#### Aim of the task:
Nothing in the data should change when you return it, but leave the pictures out.

#### Data section:

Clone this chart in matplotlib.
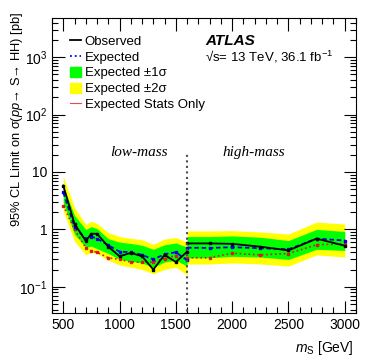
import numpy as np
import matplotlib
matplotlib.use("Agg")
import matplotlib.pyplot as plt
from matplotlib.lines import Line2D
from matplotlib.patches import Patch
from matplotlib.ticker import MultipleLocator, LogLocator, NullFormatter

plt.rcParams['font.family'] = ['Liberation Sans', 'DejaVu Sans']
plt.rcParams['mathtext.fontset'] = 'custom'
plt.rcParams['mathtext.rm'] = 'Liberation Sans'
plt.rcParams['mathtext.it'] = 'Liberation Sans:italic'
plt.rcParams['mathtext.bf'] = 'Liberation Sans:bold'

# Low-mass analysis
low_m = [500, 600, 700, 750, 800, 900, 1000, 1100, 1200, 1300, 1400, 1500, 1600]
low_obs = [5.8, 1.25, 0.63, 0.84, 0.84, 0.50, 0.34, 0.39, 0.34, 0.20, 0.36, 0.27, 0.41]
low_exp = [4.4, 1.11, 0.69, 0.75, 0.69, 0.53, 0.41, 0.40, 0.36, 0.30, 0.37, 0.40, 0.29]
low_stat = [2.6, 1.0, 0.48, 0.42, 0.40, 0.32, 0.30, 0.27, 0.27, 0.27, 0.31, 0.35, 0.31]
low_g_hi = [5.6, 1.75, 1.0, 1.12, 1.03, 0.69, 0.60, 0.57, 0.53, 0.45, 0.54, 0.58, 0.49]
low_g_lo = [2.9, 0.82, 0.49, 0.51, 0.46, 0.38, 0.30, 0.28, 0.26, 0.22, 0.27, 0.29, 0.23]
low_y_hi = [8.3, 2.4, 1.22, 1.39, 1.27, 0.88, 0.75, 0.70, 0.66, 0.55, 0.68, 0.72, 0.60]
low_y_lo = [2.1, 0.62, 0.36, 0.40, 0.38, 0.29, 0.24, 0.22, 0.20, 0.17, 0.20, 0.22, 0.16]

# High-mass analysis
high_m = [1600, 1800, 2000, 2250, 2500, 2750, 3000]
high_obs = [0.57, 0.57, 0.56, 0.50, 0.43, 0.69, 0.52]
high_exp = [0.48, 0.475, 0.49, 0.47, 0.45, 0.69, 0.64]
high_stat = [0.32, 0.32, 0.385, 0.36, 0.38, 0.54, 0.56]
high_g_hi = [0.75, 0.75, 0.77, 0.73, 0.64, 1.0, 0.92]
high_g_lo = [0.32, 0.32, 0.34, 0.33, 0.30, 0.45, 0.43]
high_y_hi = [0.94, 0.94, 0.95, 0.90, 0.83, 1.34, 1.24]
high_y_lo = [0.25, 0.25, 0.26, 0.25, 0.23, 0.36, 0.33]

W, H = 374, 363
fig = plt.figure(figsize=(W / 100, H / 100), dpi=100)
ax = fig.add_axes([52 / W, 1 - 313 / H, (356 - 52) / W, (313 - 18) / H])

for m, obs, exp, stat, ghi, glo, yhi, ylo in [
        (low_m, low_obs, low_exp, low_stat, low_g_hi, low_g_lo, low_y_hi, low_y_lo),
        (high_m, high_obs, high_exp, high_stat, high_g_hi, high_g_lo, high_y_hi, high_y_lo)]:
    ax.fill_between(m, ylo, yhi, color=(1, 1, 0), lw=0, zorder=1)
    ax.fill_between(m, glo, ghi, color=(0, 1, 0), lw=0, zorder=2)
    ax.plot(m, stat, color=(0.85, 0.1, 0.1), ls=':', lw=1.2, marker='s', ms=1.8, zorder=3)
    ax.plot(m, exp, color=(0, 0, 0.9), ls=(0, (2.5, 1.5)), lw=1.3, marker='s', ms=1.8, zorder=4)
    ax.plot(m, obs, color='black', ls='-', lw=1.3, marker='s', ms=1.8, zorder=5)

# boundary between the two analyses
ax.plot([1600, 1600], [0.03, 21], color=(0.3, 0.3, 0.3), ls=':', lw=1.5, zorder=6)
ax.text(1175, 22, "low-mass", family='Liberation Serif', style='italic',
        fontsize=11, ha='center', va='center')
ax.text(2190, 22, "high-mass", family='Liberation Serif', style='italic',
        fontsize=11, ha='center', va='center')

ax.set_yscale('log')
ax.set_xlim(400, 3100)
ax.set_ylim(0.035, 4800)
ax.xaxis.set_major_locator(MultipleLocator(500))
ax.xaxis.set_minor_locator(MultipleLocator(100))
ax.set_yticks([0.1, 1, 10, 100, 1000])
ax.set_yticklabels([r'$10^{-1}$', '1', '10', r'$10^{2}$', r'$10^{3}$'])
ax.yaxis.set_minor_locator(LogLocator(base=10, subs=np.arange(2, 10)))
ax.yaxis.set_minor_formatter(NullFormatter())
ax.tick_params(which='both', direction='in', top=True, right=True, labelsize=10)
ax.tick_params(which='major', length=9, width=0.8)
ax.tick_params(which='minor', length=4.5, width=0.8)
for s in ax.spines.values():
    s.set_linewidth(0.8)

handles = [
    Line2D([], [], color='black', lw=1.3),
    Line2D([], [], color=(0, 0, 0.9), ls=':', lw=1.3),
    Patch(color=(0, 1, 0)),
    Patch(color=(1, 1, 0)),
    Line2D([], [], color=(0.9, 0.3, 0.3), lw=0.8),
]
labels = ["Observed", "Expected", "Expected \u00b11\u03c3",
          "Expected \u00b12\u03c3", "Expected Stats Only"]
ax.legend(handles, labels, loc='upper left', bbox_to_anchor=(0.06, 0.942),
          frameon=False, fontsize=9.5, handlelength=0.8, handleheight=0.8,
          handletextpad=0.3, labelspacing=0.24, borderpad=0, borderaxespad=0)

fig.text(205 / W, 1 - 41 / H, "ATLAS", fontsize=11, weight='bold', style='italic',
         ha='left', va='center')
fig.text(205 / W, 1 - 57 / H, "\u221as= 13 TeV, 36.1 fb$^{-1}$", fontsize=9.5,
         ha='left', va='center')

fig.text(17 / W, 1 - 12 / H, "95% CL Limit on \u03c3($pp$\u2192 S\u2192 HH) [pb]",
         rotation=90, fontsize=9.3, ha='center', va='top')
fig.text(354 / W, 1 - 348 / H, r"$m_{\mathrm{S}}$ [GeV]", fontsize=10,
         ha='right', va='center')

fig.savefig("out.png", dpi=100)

#### Exercise solution:
Clone this chart in matplotlib.
import numpy as np
import matplotlib
matplotlib.use("Agg")
import matplotlib.pyplot as plt
from matplotlib.lines import Line2D
from matplotlib.patches import Patch
from matplotlib.ticker import MultipleLocator, LogLocator, NullFormatter

plt.rcParams['font.family'] = ['Liberation Sans', 'DejaVu Sans']
plt.rcParams['mathtext.fontset'] = 'custom'
plt.rcParams['mathtext.rm'] = 'Liberation Sans'
plt.rcParams['mathtext.it'] = 'Liberation Sans:italic'
plt.rcParams['mathtext.bf'] = 'Liberation Sans:bold'

# Low-mass analysis
low_m = [500, 600, 700, 750, 800, 900, 1000, 1100, 1200, 1300, 1400, 1500, 1600]
low_obs = [5.8, 1.25, 0.63, 0.84, 0.84, 0.50, 0.34, 0.39, 0.34, 0.20, 0.36, 0.27, 0.41]
low_exp = [4.4, 1.11, 0.69, 0.75, 0.69, 0.53, 0.41, 0.40, 0.36, 0.30, 0.37, 0.40, 0.29]
low_stat = [2.6, 1.0, 0.48, 0.42, 0.40, 0.32, 0.30, 0.27, 0.27, 0.27, 0.31, 0.35, 0.31]
low_g_hi = [5.6, 1.75, 1.0, 1.12, 1.03, 0.69, 0.60, 0.57, 0.53, 0.45, 0.54, 0.58, 0.49]
low_g_lo = [2.9, 0.82, 0.49, 0.51, 0.46, 0.38, 0.30, 0.28, 0.26, 0.22, 0.27, 0.29, 0.23]
low_y_hi = [8.3, 2.4, 1.22, 1.39, 1.27, 0.88, 0.75, 0.70, 0.66, 0.55, 0.68, 0.72, 0.60]
low_y_lo = [2.1, 0.62, 0.36, 0.40, 0.38, 0.29, 0.24, 0.22, 0.20, 0.17, 0.20, 0.22, 0.16]

# High-mass analysis
high_m = [1600, 1800, 2000, 2250, 2500, 2750, 3000]
high_obs = [0.57, 0.57, 0.56, 0.50, 0.43, 0.69, 0.52]
high_exp = [0.48, 0.475, 0.49, 0.47, 0.45, 0.69, 0.64]
high_stat = [0.32, 0.32, 0.385, 0.36, 0.38, 0.54, 0.56]
high_g_hi = [0.75, 0.75, 0.77, 0.73, 0.64, 1.0, 0.92]
high_g_lo = [0.32, 0.32, 0.34, 0.33, 0.30, 0.45, 0.43]
high_y_hi = [0.94, 0.94, 0.95, 0.90, 0.83, 1.34, 1.24]
high_y_lo = [0.25, 0.25, 0.26, 0.25, 0.23, 0.36, 0.33]

W, H = 374, 363
fig = plt.figure(figsize=(W / 100, H / 100), dpi=100)
ax = fig.add_axes([52 / W, 1 - 313 / H, (356 - 52) / W, (313 - 18) / H])

for m, obs, exp, stat, ghi, glo, yhi, ylo in [
        (low_m, low_obs, low_exp, low_stat, low_g_hi, low_g_lo, low_y_hi, low_y_lo),
        (high_m, high_obs, high_exp, high_stat, high_g_hi, high_g_lo, high_y_hi, high_y_lo)]:
    ax.fill_between(m, ylo, yhi, color=(1, 1, 0), lw=0, zorder=1)
    ax.fill_between(m, glo, ghi, color=(0, 1, 0), lw=0, zorder=2)
    ax.plot(m, stat, color=(0.85, 0.1, 0.1), ls=':', lw=1.2, marker='s', ms=1.8, zorder=3)
    ax.plot(m, exp, color=(0, 0, 0.9), ls=(0, (2.5, 1.5)), lw=1.3, marker='s', ms=1.8, zorder=4)
    ax.plot(m, obs, color='black', ls='-', lw=1.3, marker='s', ms=1.8, zorder=5)

# boundary between the two analyses
ax.plot([1600, 1600], [0.03, 21], color=(0.3, 0.3, 0.3), ls=':', lw=1.5, zorder=6)
ax.text(1175, 22, "low-mass", family='Liberation Serif', style='italic',
        fontsize=11, ha='center', va='center')
ax.text(2190, 22, "high-mass", family='Liberation Serif', style='italic',
        fontsize=11, ha='center', va='center')

ax.set_yscale('log')
ax.set_xlim(400, 3100)
ax.set_ylim(0.035, 4800)
ax.xaxis.set_major_locator(MultipleLocator(500))
ax.xaxis.set_minor_locator(MultipleLocator(100))
ax.set_yticks([0.1, 1, 10, 100, 1000])
ax.set_yticklabels([r'$10^{-1}$', '1', '10', r'$10^{2}$', r'$10^{3}$'])
ax.yaxis.set_minor_locator(LogLocator(base=10, subs=np.arange(2, 10)))
ax.yaxis.set_minor_formatter(NullFormatter())
ax.tick_params(which='both', direction='in', top=True, right=True, labelsize=10)
ax.tick_params(which='major', length=9, width=0.8)
ax.tick_params(which='minor', length=4.5, width=0.8)
for s in ax.spines.values():
    s.set_linewidth(0.8)

handles = [
    Line2D([], [], color='black', lw=1.3),
    Line2D([], [], color=(0, 0, 0.9), ls=':', lw=1.3),
    Patch(color=(0, 1, 0)),
    Patch(color=(1, 1, 0)),
    Line2D([], [], color=(0.9, 0.3, 0.3), lw=0.8),
]
labels = ["Observed", "Expected", "Expected \u00b11\u03c3",
          "Expected \u00b12\u03c3", "Expected Stats Only"]
ax.legend(handles, labels, loc='upper left', bbox_to_anchor=(0.06, 0.942),
          frameon=False, fontsize=9.5, handlelength=0.8, handleheight=0.8,
          handletextpad=0.3, labelspacing=0.24, borderpad=0, borderaxespad=0)

fig.text(205 / W, 1 - 41 / H, "ATLAS", fontsize=11, weight='bold', style='italic',
         ha='left', va='center')
fig.text(205 / W, 1 - 57 / H, "\u221as= 13 TeV, 36.1 fb$^{-1}$", fontsize=9.5,
         ha='left', va='center')

fig.text(17 / W, 1 - 12 / H, "95% CL Limit on \u03c3($pp$\u2192 S\u2192 HH) [pb]",
         rotation=90, fontsize=9.3, ha='center', va='top')
fig.text(354 / W, 1 - 348 / H, r"$m_{\mathrm{S}}$ [GeV]", fontsize=10,
         ha='right', va='center')

fig.savefig("out.png", dpi=100)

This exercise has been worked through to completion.